*SET EXERCISE:* The material below should be written out in full and exactly; pictures stay out of the copy.

>> Begin SOURCE MATERIAL

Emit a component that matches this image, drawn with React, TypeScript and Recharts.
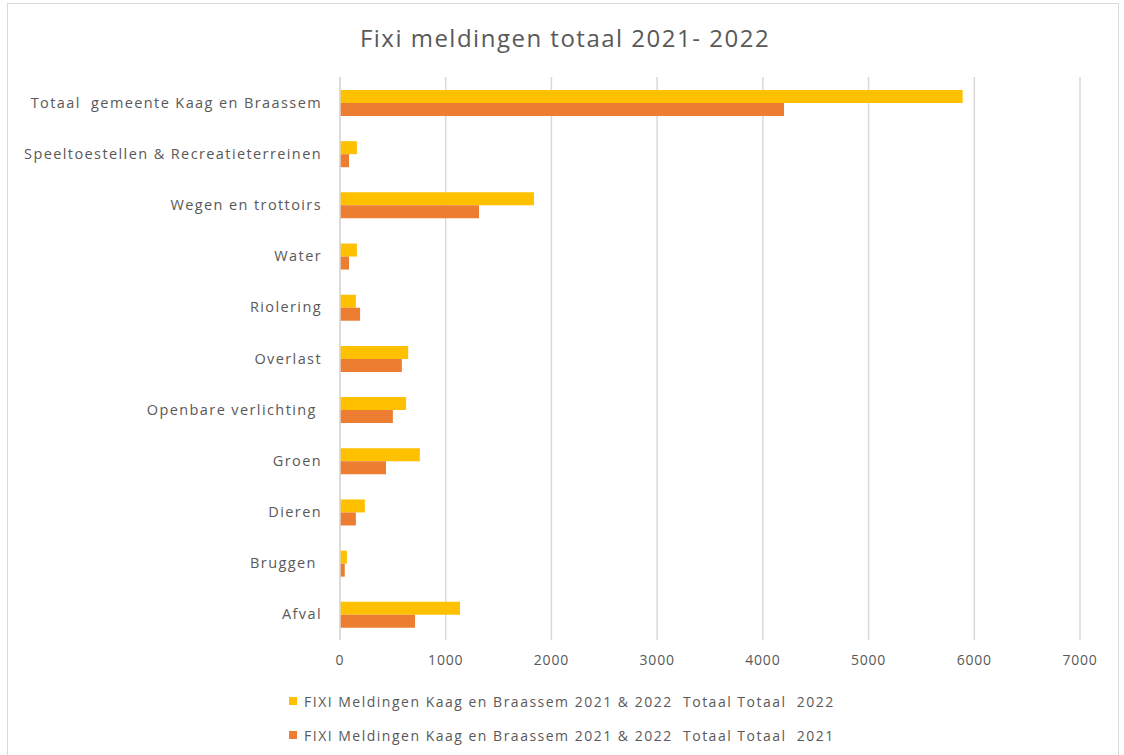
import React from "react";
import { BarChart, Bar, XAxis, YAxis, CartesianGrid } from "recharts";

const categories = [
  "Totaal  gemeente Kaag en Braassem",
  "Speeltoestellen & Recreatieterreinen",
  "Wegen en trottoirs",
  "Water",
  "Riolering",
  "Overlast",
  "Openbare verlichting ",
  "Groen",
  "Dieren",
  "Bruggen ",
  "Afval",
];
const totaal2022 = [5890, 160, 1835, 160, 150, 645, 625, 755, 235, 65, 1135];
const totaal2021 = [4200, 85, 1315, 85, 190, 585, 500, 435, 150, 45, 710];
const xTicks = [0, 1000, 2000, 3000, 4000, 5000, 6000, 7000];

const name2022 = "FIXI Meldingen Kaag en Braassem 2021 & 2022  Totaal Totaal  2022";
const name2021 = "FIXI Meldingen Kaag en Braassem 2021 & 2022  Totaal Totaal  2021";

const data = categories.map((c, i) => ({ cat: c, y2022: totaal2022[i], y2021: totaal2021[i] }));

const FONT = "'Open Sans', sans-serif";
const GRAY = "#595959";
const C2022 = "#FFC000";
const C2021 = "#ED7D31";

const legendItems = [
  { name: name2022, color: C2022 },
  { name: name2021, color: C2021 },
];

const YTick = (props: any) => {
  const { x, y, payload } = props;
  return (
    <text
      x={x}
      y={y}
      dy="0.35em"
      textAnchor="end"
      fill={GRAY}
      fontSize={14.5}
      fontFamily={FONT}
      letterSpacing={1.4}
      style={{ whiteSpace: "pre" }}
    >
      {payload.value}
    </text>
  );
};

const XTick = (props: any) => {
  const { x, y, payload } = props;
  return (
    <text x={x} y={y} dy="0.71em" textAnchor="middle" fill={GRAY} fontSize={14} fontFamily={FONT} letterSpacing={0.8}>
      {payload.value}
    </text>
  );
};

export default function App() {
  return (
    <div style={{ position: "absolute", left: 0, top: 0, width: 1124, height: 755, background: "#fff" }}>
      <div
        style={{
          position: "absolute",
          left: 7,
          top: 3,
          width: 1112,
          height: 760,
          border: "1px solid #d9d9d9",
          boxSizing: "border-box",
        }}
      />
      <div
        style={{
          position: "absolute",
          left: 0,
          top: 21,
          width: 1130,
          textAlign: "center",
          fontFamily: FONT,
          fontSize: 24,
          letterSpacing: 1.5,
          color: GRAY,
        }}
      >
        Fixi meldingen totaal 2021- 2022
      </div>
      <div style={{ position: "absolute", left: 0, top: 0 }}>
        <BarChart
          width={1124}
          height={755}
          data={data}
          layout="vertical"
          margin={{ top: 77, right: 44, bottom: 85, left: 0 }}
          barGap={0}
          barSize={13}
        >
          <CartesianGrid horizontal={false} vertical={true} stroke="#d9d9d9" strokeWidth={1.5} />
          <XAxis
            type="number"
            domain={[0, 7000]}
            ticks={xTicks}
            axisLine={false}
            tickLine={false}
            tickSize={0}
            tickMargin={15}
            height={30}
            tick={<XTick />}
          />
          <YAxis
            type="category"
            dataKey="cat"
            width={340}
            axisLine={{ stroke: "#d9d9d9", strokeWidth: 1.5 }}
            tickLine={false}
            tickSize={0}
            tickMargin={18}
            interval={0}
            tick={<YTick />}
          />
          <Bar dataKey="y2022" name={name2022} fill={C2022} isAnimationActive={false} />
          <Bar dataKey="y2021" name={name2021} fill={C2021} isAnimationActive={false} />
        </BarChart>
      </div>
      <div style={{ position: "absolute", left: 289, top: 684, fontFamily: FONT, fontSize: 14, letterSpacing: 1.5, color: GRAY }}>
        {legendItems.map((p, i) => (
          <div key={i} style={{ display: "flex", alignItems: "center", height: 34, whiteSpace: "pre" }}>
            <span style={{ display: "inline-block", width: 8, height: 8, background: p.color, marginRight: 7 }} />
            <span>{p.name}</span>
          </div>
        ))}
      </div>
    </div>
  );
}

>> End SOURCE MATERIAL

*THE ANSWER:*
Emit a component that matches this image, drawn with React, TypeScript and Recharts.
import React from "react";
import { BarChart, Bar, XAxis, YAxis, CartesianGrid } from "recharts";

const categories = [
  "Totaal  gemeente Kaag en Braassem",
  "Speeltoestellen & Recreatieterreinen",
  "Wegen en trottoirs",
  "Water",
  "Riolering",
  "Overlast",
  "Openbare verlichting ",
  "Groen",
  "Dieren",
  "Bruggen ",
  "Afval",
];
const totaal2022 = [5890, 160, 1835, 160, 150, 645, 625, 755, 235, 65, 1135];
const totaal2021 = [4200, 85, 1315, 85, 190, 585, 500, 435, 150, 45, 710];
const xTicks = [0, 1000, 2000, 3000, 4000, 5000, 6000, 7000];

const name2022 = "FIXI Meldingen Kaag en Braassem 2021 & 2022  Totaal Totaal  2022";
const name2021 = "FIXI Meldingen Kaag en Braassem 2021 & 2022  Totaal Totaal  2021";

const data = categories.map((c, i) => ({ cat: c, y2022: totaal2022[i], y2021: totaal2021[i] }));

const FONT = "'Open Sans', sans-serif";
const GRAY = "#595959";
const C2022 = "#FFC000";
const C2021 = "#ED7D31";

const legendItems = [
  { name: name2022, color: C2022 },
  { name: name2021, color: C2021 },
];

const YTick = (props: any) => {
  const { x, y, payload } = props;
  return (
    <text
      x={x}
      y={y}
      dy="0.35em"
      textAnchor="end"
      fill={GRAY}
      fontSize={14.5}
      fontFamily={FONT}
      letterSpacing={1.4}
      style={{ whiteSpace: "pre" }}
    >
      {payload.value}
    </text>
  );
};

const XTick = (props: any) => {
  const { x, y, payload } = props;
  return (
    <text x={x} y={y} dy="0.71em" textAnchor="middle" fill={GRAY} fontSize={14} fontFamily={FONT} letterSpacing={0.8}>
      {payload.value}
    </text>
  );
};

export default function App() {
  return (
    <div style={{ position: "absolute", left: 0, top: 0, width: 1124, height: 755, background: "#fff" }}>
      <div
        style={{
          position: "absolute",
          left: 7,
          top: 3,
          width: 1112,
          height: 760,
          border: "1px solid #d9d9d9",
          boxSizing: "border-box",
        }}
      />
      <div
        style={{
          position: "absolute",
          left: 0,
          top: 21,
          width: 1130,
          textAlign: "center",
          fontFamily: FONT,
          fontSize: 24,
          letterSpacing: 1.5,
          color: GRAY,
        }}
      >
        Fixi meldingen totaal 2021- 2022
      </div>
      <div style={{ position: "absolute", left: 0, top: 0 }}>
        <BarChart
          width={1124}
          height={755}
          data={data}
          layout="vertical"
          margin={{ top: 77, right: 44, bottom: 85, left: 0 }}
          barGap={0}
          barSize={13}
        >
          <CartesianGrid horizontal={false} vertical={true} stroke="#d9d9d9" strokeWidth={1.5} />
          <XAxis
            type="number"
            domain={[0, 7000]}
            ticks={xTicks}
            axisLine={false}
            tickLine={false}
            tickSize={0}
            tickMargin={15}
            height={30}
            tick={<XTick />}
          />
          <YAxis
            type="category"
            dataKey="cat"
            width={340}
            axisLine={{ stroke: "#d9d9d9", strokeWidth: 1.5 }}
            tickLine={false}
            tickSize={0}
            tickMargin={18}
            interval={0}
            tick={<YTick />}
          />
          <Bar dataKey="y2022" name={name2022} fill={C2022} isAnimationActive={false} />
          <Bar dataKey="y2021" name={name2021} fill={C2021} isAnimationActive={false} />
        </BarChart>
      </div>
      <div style={{ position: "absolute", left: 289, top: 684, fontFamily: FONT, fontSize: 14, letterSpacing: 1.5, color: GRAY }}>
        {legendItems.map((p, i) => (
          <div key={i} style={{ display: "flex", alignItems: "center", height: 34, whiteSpace: "pre" }}>
            <span style={{ display: "inline-block", width: 8, height: 8, background: p.color, marginRight: 7 }} />
            <span>{p.name}</span>
          </div>
        ))}
      </div>
    </div>
  );
}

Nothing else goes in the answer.